Needless to say, this obsession with domestic politics neglects the core issue: unless parliament votes for the withdrawal agreement, the default outcome is a no-deal Brexit. The government doesn't have to do anything – it does not have to declare it as a policy objective. It will happen automatically.

The turmoil in parliament, however, does point to Mrs May losing control, but there is no guessing as to whether rival Tory MPs will drive us to a general election. But even if that is the eventual outcome of Tuesday's vote, it could still leave Mrs May in charge and, should the Tories be returned, we are back where we started.

What people should be focusing on, therefore, is the dominant choice which is still the only serious offer on the table: the withdrawal agreement or a no-deal. It is not possible to give any guarantees that the necessary outcome of a vote against Mrs May won't be a no-deal scenario.

Here, the lack of preparedness is an issue – not here but in France. Earlier in the week, we saw transmission of comments from Jean-Marc Puissesseau declaring that Calais would be "ready" for Brexit on 29 March, despite copious evidence to the contrary.

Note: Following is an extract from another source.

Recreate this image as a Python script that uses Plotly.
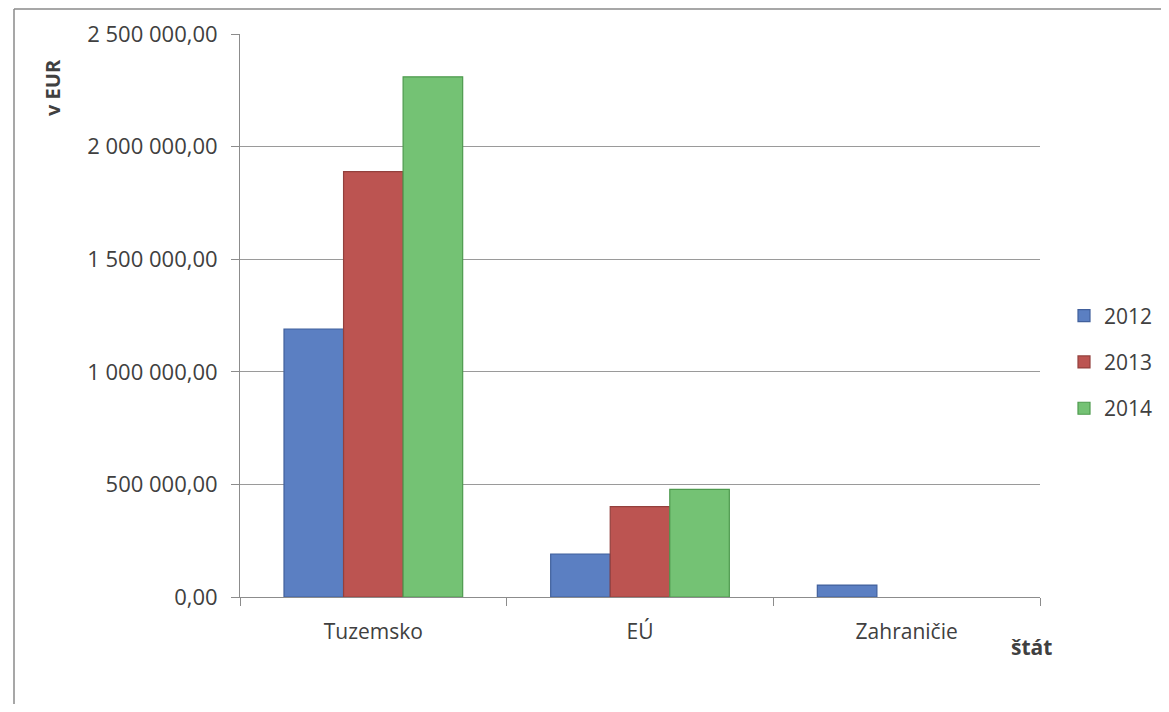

To add to this, we also have a committee report from the French Senate published on 21 December. It has Pierre-Henri Dumont, a deputy of the 7th district of the Pas-de-Calais - which includes the Channel Tunnel and the port of Calais – who unequivocally states that the customs infrastructure will not be ready in time for a no-deal Brexit on 30 March 2019.

There is also an important intervention by president of the committee, Jean-Louis Bourlanges. He addresses the question of whether the import controls will have to be applied at the border or whether they may be exercised further from the border in order to avoid bottlenecks.

According to rapporteur Alexandre Holroyd, the French government (as of the end of December) was waiting for the Commission's answer on whether the controls can be several kilometres from the border, connected to the ports by "maritime corridors". And at that point, Bourlanges refers to the "unacceptability" of proposals published in the summer, when a remote customs area was mooted.

In this context, we can refer to yet another French Parliament Committee, this one on 16 October 2018. It took evidence from Jacques Gounon, President and CEO of GetLink SE (Eurotunnel), who complained that there was no symmetry between France and the United Kingdom.

The United Kingdom, Gounon said, planned to carry out physical checks up to twenty-five kilometres inland. France, on the other hand - due to Community rules – could not exercise controls on goods outside the entry points. They had to be stationed in the "secure corridors" of the ports and tunnel terminal areas.

From this, it appears that the Tunnel operator is well aware of the constraints of EU law, far more so than Jean-Marc Puissesseau. As it stands for Calais, therefore, not only is the infrastructure not going to be ready, the French government has not even got the clearance from Brussels as to where import controls might be exercised.

Inescapably, this means that chaos is going to be the result of a no-deal, yet nothing of this has found its way into the UK media. It is thus not only the standing of British politicians which has never been lower, as Booker avers. It is also the media, which is constantly demonstrating its inability to report coherently on Brexit – something that Booker is not allowed to say, bearing in mind his own newspaper is one of the worst offenders.